|High cadence climbing||PODIUMBOUNDdotCA|
Sep 2, 2002 9:55 AM
|I hate this fad. It's a great idea if you have a perfect pedal stroke and know exactly what it is doing physiologically but a lot of people are drawn to it because Lance Armstrong does it. So basically if someone wins 4 Tour's in a row in the mountains this way obviously it'll make them faster which as great an idea as it is simply isn't true for everyone.
|gee, thanks for clearing that up...||collinsc|
Sep 2, 2002 10:05 AM
|yeah, you know, youre right. but you know? we all know that already.
I smell jealousy. track superstar nick cant slog his ass up the mountains. thats ok though, really, I'm sure there is always room for one more Robbie McEwen in this world.
|re: High cadence climbing||Ian|
Sep 2, 2002 10:48 AM
|I love this technique. I tried seated, high cadence climbing instead of standing, low cadence climbing and all of a sudden I started passing people who used to pass me. Now this probably had more to do with the fact that I also used my hamstring and glute muscles while seated, which is hard to do while standing. And that has made me a more efficent climber. But I am sold, I hardly ever stand to climb anymore.
|re: High cadence climbing||GMS|
Sep 2, 2002 11:00 AM
|I climb faster when seated, but it wears me out more than standing. That is probably the opposite of most people.
Standing for me seems easy. It's like walking. I climb at a decent rate and my heart rate doesn't jump through the roof.
If I hammer 100 rpm up the hill I go fast, but it takes it out of me. Stiffer shoes would help. I get robbed of a lot of energy.
|high cadence climbing||weiwentg|
Sep 2, 2002 11:26 AM
|I think Lance mainly uses 100rpm cadences when he attacks the mountains. personally, if I'm climbing normally my rpms are high but not abnormally so (~90rpm). if I'm attacking, I get out of the saddle and go past 100rpm, but this is spectacularly tiring.
Nick, are you perhaps thinking of racing Jonathan Vaughters up Mt Evans? :)
|high cadence climbing||Spunout|
Sep 2, 2002 5:38 PM
|High, low, whatever.

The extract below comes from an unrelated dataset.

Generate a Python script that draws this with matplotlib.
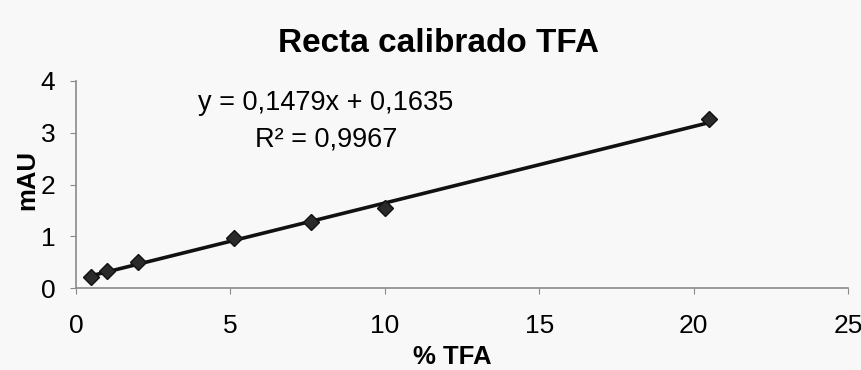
import numpy as np
import matplotlib
matplotlib.use("Agg")
import matplotlib.pyplot as plt

plt.rcParams['font.family'] = ['Liberation Sans', 'DejaVu Sans']

# Patrones de calibrado: % TFA frente a respuesta (mAU)
tfa_pct = [0.5, 1.0, 2.0, 5.1, 7.6, 10.0, 20.5]
mau = [0.21, 0.33, 0.50, 0.97, 1.27, 1.55, 3.27]

# Recta de regresión
pendiente = 0.1479
ordenada = 0.1635
r2 = 0.9967

x_ticks = [0, 5, 10, 15, 20, 25]
y_ticks = [0, 1, 2, 3, 4]

fig = plt.figure(figsize=(8.61, 3.70), dpi=100)
fig.patch.set_facecolor('#f8f8f8')
ax = fig.add_axes([0.0883, 0.2216, 0.8966, 0.5595])
ax.set_facecolor('none')

# línea de tendencia entre el primer y el último patrón
xl = np.array([min(tfa_pct), max(tfa_pct)])
ax.plot(xl, pendiente * xl + ordenada, color='#111111', lw=2.6, solid_capstyle='round', zorder=2)
ax.plot(tfa_pct, mau, linestyle='none', marker='D', markersize=8,
        color='#2a2a2a', markeredgecolor='#111111', zorder=3)

ax.set_xlim(0, 25)
ax.set_ylim(0, 4)
ax.set_xticks(x_ticks)
ax.set_yticks(y_ticks)
for s in ['top', 'right']:
    ax.spines[s].set_visible(False)
for s in ['left', 'bottom']:
    ax.spines[s].set_color('#8a8a8a')
    ax.spines[s].set_linewidth(1.2)
ax.tick_params(axis='x', direction='out', length=4, color='#8a8a8a', labelsize=19, pad=15)
ax.tick_params(axis='y', direction='out', length=4, color='#8a8a8a', labelsize=19, pad=11)

ax.set_xlabel('% TFA', fontsize=18.5, fontweight='bold')
ax.set_ylabel('mAU', fontsize=18.5, fontweight='bold')
ax.yaxis.set_label_coords(-0.047, 0.52)
ax.xaxis.set_label_coords(0.487, -0.39)
ax.xaxis.label.set_va('bottom')

fig.text(439 / 861, 1 - 43 / 370, 'Recta calibrado TFA', fontsize=24, fontweight='bold',
         ha='center', va='center')

ecuacion = 'y = {:.4f}x + {:.4f}'.format(pendiente, ordenada).replace('.', ',')
fig.text(326 / 861, 1 - 103 / 370, ecuacion, fontsize=19.5, ha='center', va='center')
fig.text(326 / 861, 1 - 140 / 370, 'R² = ' + '{:.4f}'.format(r2).replace('.', ','),
         fontsize=19.5, ha='center', va='center')

fig.savefig('out.png', dpi=100, facecolor=fig.get_facecolor())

Pick your cadence that would allow you to 'climb all day' in comfort, which works for you.
By the numbers, high cadence is easier because you have less sustained work intervals and more recovery intervals in your muscle fibres.
|re: High cadence climbing||Soultrain|
Sep 2, 2002 9:06 PM
|I am sure that I will get corrected if I am wrong,
The main reason that lance uses the high cadence for his high effort climbing, is that it transfers a greater amount of the workload to the aerobic system, lestening the amount of highly glycolic work that is done. I believe that this makes recovery faster for him, in the arena of a stage race this is priceless, for you and me this doesn't really matter.
Last tour, Paul Sherwin stated that lance did a test at 75 rpm and at 100 rpm up one of the mountains that he would later race up in the tour. for HIM, in a WELL TRAINED state, he had the SAME power output. His heart rate was only 2 beats different(higher on higher cadence)
Don't think that high cadence climbing is a cure-all magic method, mainly it just looks cool, and for riders with very strong legs, like track riders, it will usually be more comfortable to climb at lower cadences(60-75rpm).